To go from a 5-\(\textsf{MCRH}\) to a \(\textsf{CRH}\), we would first have to go to a 4-\(\textsf{MCRH}\) or a 3-\(\textsf{MCRH}\), and then to a \(\textsf{CRH}\) from there. As noted above, going from a 4-\(\textsf{MCRH}\) (resp. 3-\(\textsf{MCRH}\)) to a \(\textsf{CRH}\) already incurs a loss of at least 5n/6 (resp. n/2) in shrinkage. Following the above bounds on constructions of 4- or 3-\(\textsf{MCRH}\) from 5-\(\textsf{MCRH}\), neither of these routes is viable, and our approach as is cannot be used to construct a \(\textsf{CRH}\) from a 5-\(\textsf{MCRH}\) (and thus also from \(t\text {-}\textsf{MCRH}\) for \(t > 5\)).

Potential workarounds. One possibility to getting a \(\textsf{CRH}\) from even a 5-\(\textsf{MCRH}\) is to use the hash function h itself to split up codewords that may otherwise appear together in the sets \(C_i\).
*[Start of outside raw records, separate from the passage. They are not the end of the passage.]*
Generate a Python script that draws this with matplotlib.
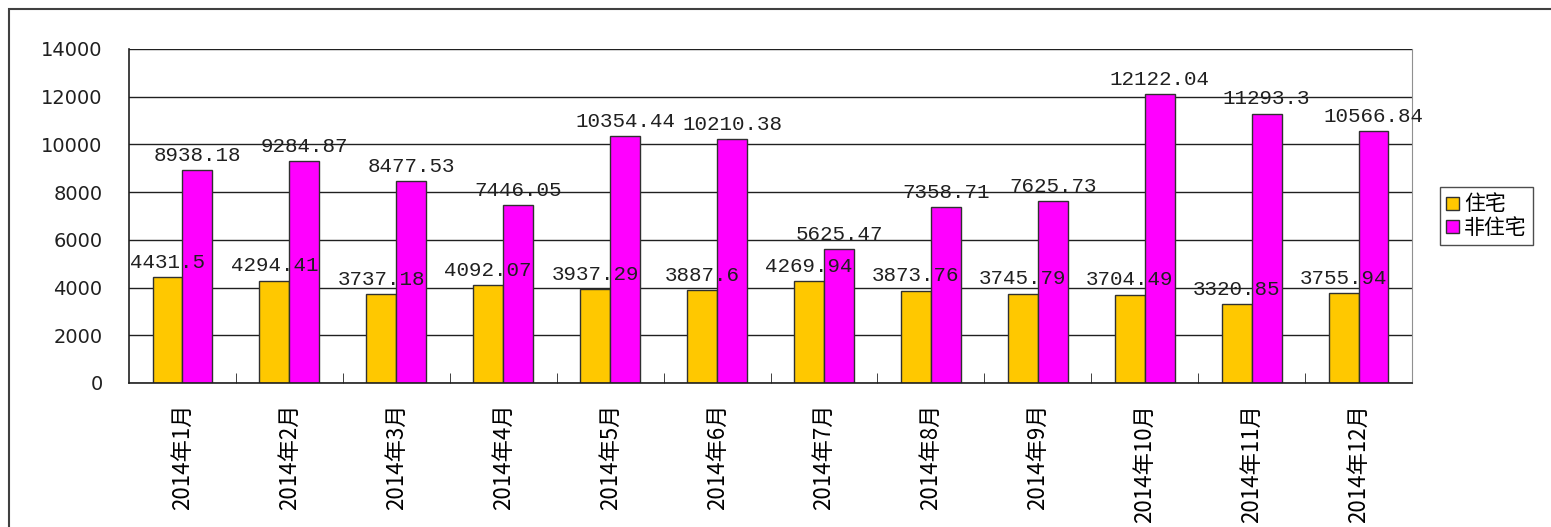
import numpy as np
import matplotlib
matplotlib.use("Agg")
from matplotlib import pyplot as plt
from matplotlib.patches import Rectangle

plt.rcParams["font.family"] = ["Noto Sans CJK SC", "DejaVu Sans"]

# data
months = [f"2014年{m}月" for m in range(1, 13)]
residential = [4431.5, 4294.41, 3737.18, 4092.07, 3937.29, 3887.6,
               4269.94, 3873.76, 3745.79, 3704.49, 3320.85, 3755.94]
non_residential = [8938.18, 9284.87, 8477.53, 7446.05, 10354.44, 10210.38,
                   5625.47, 7358.71, 7625.73, 12122.04, 11293.3, 10566.84]
res_labels = ["4431.5", "4294.41", "3737.18", "4092.07", "3937.29", "3887.6",
              "4269.94", "3873.76", "3745.79", "3704.49", "3320.85", "3755.94"]
non_labels = ["8938.18", "9284.87", "8477.53", "7446.05", "10354.44", "10210.38",
              "5625.47", "7358.71", "7625.73", "12122.04", "11293.3", "10566.84"]
series_names = ["住宅", "非住宅"]

GOLD = "#ffc800"
MAGENTA = "#ff00ff"

fig = plt.figure(figsize=(15.51, 5.27), dpi=100)
# outer chart frame
fig.patches.append(Rectangle((9 / 1551, -0.05), 1.1, 1 - 9 / 527 + 0.05,
                             transform=fig.transFigure, fill=False,
                             edgecolor="#404040", lw=1.5))
ax = fig.add_axes([129 / 1551, 1 - 383 / 527, (1412 - 129) / 1551, (383 - 49) / 527])

x = np.arange(len(months))
w = 0.28
ax.bar(x - w / 2, residential, w, color=GOLD, edgecolor="#303030", lw=1,
       label=series_names[0], zorder=2)
ax.bar(x + w / 2, non_residential, w, color=MAGENTA, edgecolor="#303030", lw=1,
       label=series_names[1], zorder=2)

for xi, v, s in zip(x, residential, res_labels):
    ax.text(xi - w / 2, v + 220, s, ha="center", va="bottom", fontsize=15,
            family="Liberation Mono", color="#202020", zorder=5)
for xi, v, s in zip(x, non_residential, non_labels):
    ax.text(xi + w / 2, v + 220, s, ha="center", va="bottom", fontsize=15,
            family="Liberation Mono", color="#202020", zorder=5)

ax.set_xlim(-0.5, len(months) - 0.5)
ax.set_ylim(0, 14000)
ax.set_yticks(range(0, 14001, 2000))
ax.yaxis.grid(True, color="#202020", lw=1)
ax.set_axisbelow(True)
ax.tick_params(axis="y", length=0, labelsize=14, pad=19, colors="#202020")
for t in ax.get_yticklabels():
    t.set_family("DejaVu Sans")
ax.set_xticks(x)
ax.set_xticklabels(months, rotation=90, fontsize=16)
ax.tick_params(axis="x", length=0, pad=15)
ax.set_xticks(np.arange(0.5, len(months) - 0.5), minor=True)
ax.tick_params(axis="x", which="minor", direction="in", length=7, color="#202020")
for side in ("left", "bottom"):
    ax.spines[side].set_color("#202020")
    ax.spines[side].set_linewidth(1.2)
ax.spines["right"].set_color("#909090")
ax.spines["top"].set_visible(False)

leg = ax.legend(loc="center left", bbox_to_anchor=(1.022, 0.5),
                prop={"family": ["Noto Sans CJK SC"], "size": 15},
                frameon=True, fancybox=False, edgecolor="#202020",
                handlelength=0.6, handleheight=0.6, handletextpad=0.25,
                borderpad=0.3, labelspacing=0.05, borderaxespad=0)
leg.get_frame().set_linewidth(1)

fig.savefig("out.png", dpi=100)
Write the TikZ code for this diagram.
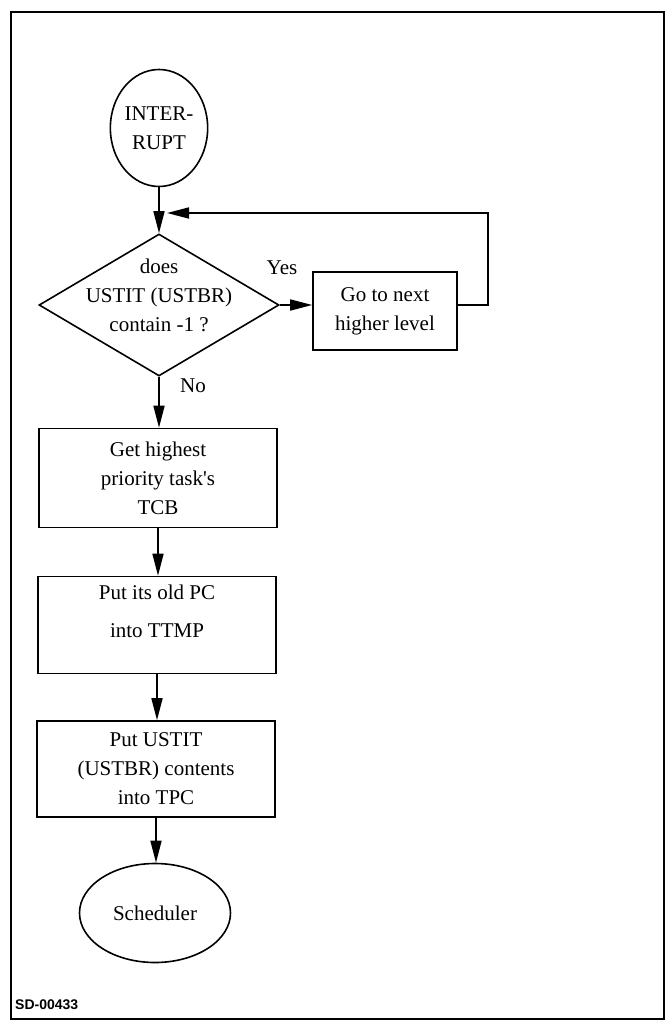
\documentclass[tikz,border=0pt]{standalone}
\usepackage{fontspec}
\setmainfont{Liberation Serif}[Ligatures=TeXOff]
\newfontfamily\labelfont{Liberation Sans}
\usetikzlibrary{shapes.geometric,arrows.meta}
\begin{document}
\begin{tikzpicture}[x=1pt,y=-1pt,
  every node/.style={font=\fontsize{21}{29}\selectfont, align=center},
  shapeline/.style={draw, line width=1.6pt, inner sep=0pt},
  boxnode/.style={shapeline, rectangle, minimum width=238pt},
  txt/.style={inner sep=0pt},
  flow/.style={line width=1.7pt, -{Triangle[length=22pt,width=11pt]}}]
\useasboundingbox (0,0) rectangle (668,1022);
\draw[line width=2pt] (11,12) rectangle (664,1019);

\node[shapeline, ellipse, minimum width=90pt, minimum height=117pt] (int) at (159,128) {INTER-\\RUPT};
\node[shapeline, diamond, minimum width=240pt, minimum height=142pt] (dec) at (159,305) {};
\node[txt] (dectxt) at (159,295) {does\\USTIT (USTBR)\\contain -1 ?};
\node[shapeline, rectangle, minimum width=144pt, minimum height=78pt] (next) at (385,311) {Go to next\\higher level};
\node[boxnode, minimum height=99pt] (tcb) at (158,478) {Get highest\\priority task's\\TCB};
\node[boxnode, minimum height=97pt] (pc) at (157,625) {};
\node[txt, font=\fontsize{21}{38}\selectfont] (pctxt) at (157,611) {Put its old PC\\into TTMP};
\node[boxnode, minimum height=96pt] (tpc) at (156,769) {Put USTIT\\(USTBR) contents\\into TPC};
\node[shapeline, ellipse, minimum width=151pt, minimum height=99pt] (sch) at (155,913) {Scheduler};

\node[txt] (yes) at (282,268) {Yes};
\node[txt] (no) at (193,386) {No};
\node[txt, anchor=south west, font=\labelfont\bfseries\fontsize{14}{16}\selectfont] (sd) at (15,1010) {SD-00433};

\coordinate (c1) at (488,305);
\coordinate (c2) at (488,213);
\coordinate (c3) at (167,213);

\draw[flow] (int.south) -- (dec.north);
\draw[flow] (dec.east) -- (next.west |- dec.east);
\draw[flow] (next.east |- c1) -- (c1) -- (c2) -- (c3);
\draw[flow] (dec.south) -- (dec.south |- tcb.north);
\draw[flow] (tcb.south) -- (tcb.south |- pc.north);
\draw[flow] (pc.south) -- (pc.south |- tpc.north);
\draw[flow] (tpc.south) -- (tpc.south |- sch.north);
\end{tikzpicture}
\end{document}
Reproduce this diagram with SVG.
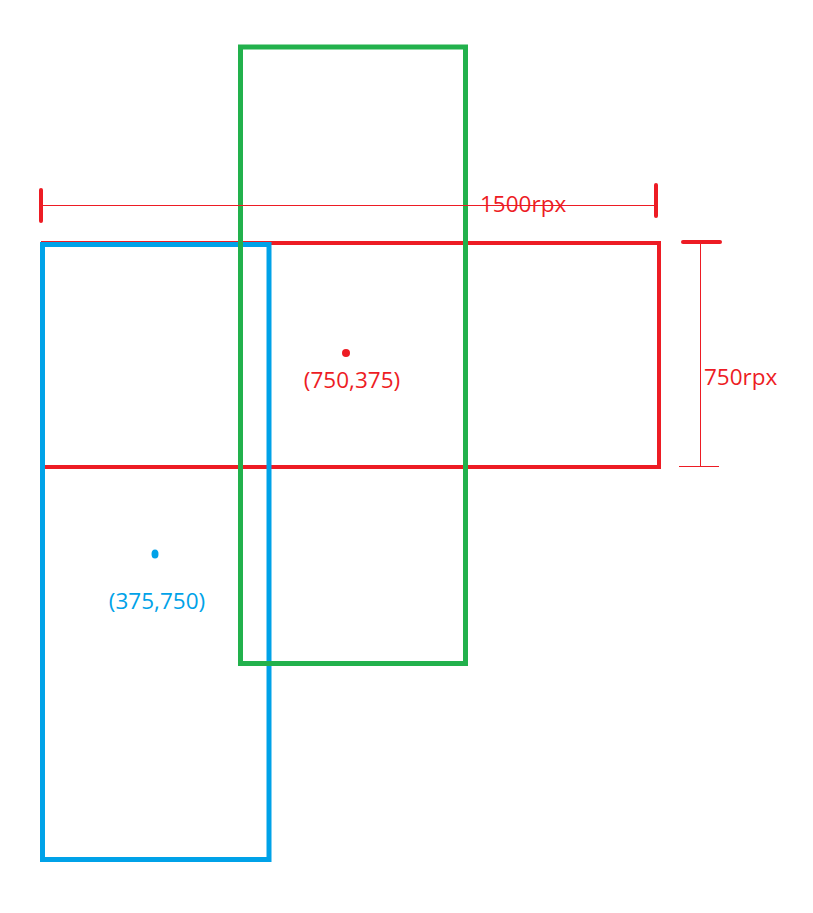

The codewords in any given \(c_i\) correspond to a set of inputs that collide under both h and g, but so far we have only used the fact that they collide under g. Could their collision under h be used meaningfully somehow to improve this approach? Of course, there might also be approaches significantly different from ours that construct \(\textsf{CRH}\) from such \(\textsf{MCRH}\).